AGYU’s Monk ‘has pulled off the impossible’

We thought it couldn’t be done. North York is now a hip place to be. Go ahead. Choke on your lattes and clafouti croissant all you like, but curator/director Philip Monk – for two years, now, the head of the Art Gallery of York University – has pulled off the impossible, wrote Globe and Mail art critic Sarah Milroy in her Jan. 27 column. This week, he unveiled the gallery’s new digs in the Zeidler-designed Accolade East Building at York, right across from the Schulich School of Business. It’s a space that he claims will be like no other space in the city; two big rooms, one slightly larger than the other, wired state-of-the-art to take on the most experimental program that the art world can dish up.



Fact: Art lovers in Toronto have been schlepping to York for years, long a bastion of insightful international programming under the leadership of Loretta Yarlow, who left to run the Pratt Institute’s art gallery in New York. But the space was beyond grungy, and far too often brilliant shows got lost in the shuffle. “The new shell is going to give the program the credibility it deserves,” Monk says. But it is not just the new space that will put the AGYU on the cutting edge. He plans to collaborate with artists on every aspect of operations, from program development to fundraising and even marketing.

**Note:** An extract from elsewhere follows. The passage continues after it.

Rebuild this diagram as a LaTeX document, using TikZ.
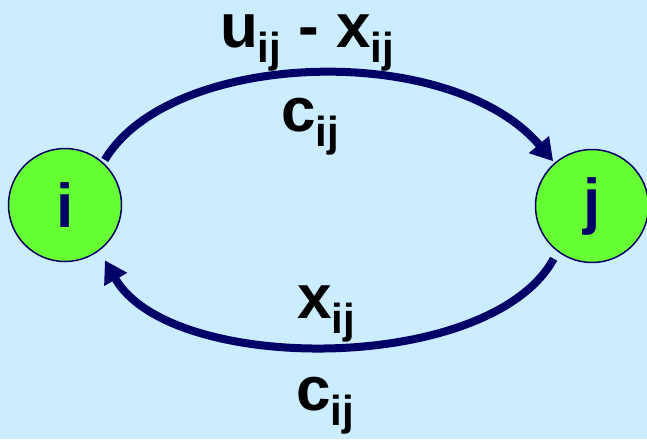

Universities woo top students early


Handing out early offers and scholarships is not the only way university officials try to entice exceptional students to their schools, reported The Globe and Mail Jan. 27. York University is making house calls. David Huckvale, associate director of recruitment, said that along with mailing offers to A students, a small subset of that group with 95 per cent averages and higher will be paid home visits by recruiters, who will hand-deliver the offers. Senior officials – even the president has taken part – have visited homes over the past couple of years with York knapsacks and other goodies to discuss offers of admission and cash scholarships. The meetings have lasted more than an hour. And in some cases, the recruiter has even stayed over for dinner with the family. “Some will say, ‘No thanks, just send me the offer in the mail.’ But the ones that we actually go visit, we’ve actually had very good success at having them become York students,” he said. “And these are students that will have offers to any school they’ve applied to.”



Martin a genuine but cautious reformer


How will Paul Martin be remembered? asked James Laxer, a political science professor in the Atkinson Faculty of Liberal & Professional Studies, in a Toronto Star opinion piece Jan. 27. Unlike most politicians, Martin is a good listener, with a voracious appetite for new ideas and perspectives on the world. An energetic and youthful man for his years, he will find useful outlets for his passions. As time passes, Canadians may realize that he grew while in office and gained a wider and deeper understanding of this complex country and its people. He may even be regarded with some affection, especially as people rethink the unfairness of the shabby treatment he received at the hands of political opponents and the media.


Vroom of his own


Dennis da Silva appreciates rarity and fine performance, which helps to explain his fascination with Chrysler’s muscle cars of the 1960s. He’s currently restoring a ’68 Dodge Dart GTS and he’s in the market for a ’69 Charger, the brute coupe of Dukes of Hazzard fame. The 37-year-old’s predilections also explain why he’s happily managing flow-through-share limited partnerships for Middlefield Group, a Toronto-based fund manager, said a Globe and Mail feature Jan. 27 about the York 1989 BBA and 1993 MBA grad.



Mentor lends a helping hand


It was one of those rare moments when everything felt right. “I think you’ve made the right decision,” the executive told me during our first meeting, after I had asked her opinion about the value of an MBA, wrote Richard Bloom, a master of business administration student at York’s Schulich School of Business, in his Globe and Mail column Jan. 27. “I often wish I had more formal business education.” I felt a sense of comfort sitting in her office. I could see myself working in a similar position one day and, as our conversation progressed, I felt more and more confident in my decision to quit my full-time job at The Globe and Mail to get an MBA. I owe the meeting to one of the most valuable campus services available to business students: the mentorship program.


On air



  • Bob Hanke, who teaches in York’s Graduate Program in Communications & Culture, discussed the impact of election polls on voting, on CBC Radio’s “Radio Noon” Jan. 26.
  • Seth Feldman, director of York’s Robarts Centre for Canadian Studies, discussed media coverage of the election and its impact on the election outcome, on CBC Radio’s “Here and Now” in Toronto and other regional programs in Windsor, Montreal, Halifax and Yellowknife.
  • Arun Mukherjee, a professor of postcolonial and South Asian literatures in York’s English Department, was interviewed about Dalit hero Dr. Bhimrao Ramji Ambedkar in a documentary about the so-called untouchables, the lowest caste in India, on CBC Radio’s “Ideas” Jan. 25.
  • York will establish the University’s first Chair in Islamic studies, reported “OMNI News: South Asian Edition” in Toronto Jan. 26.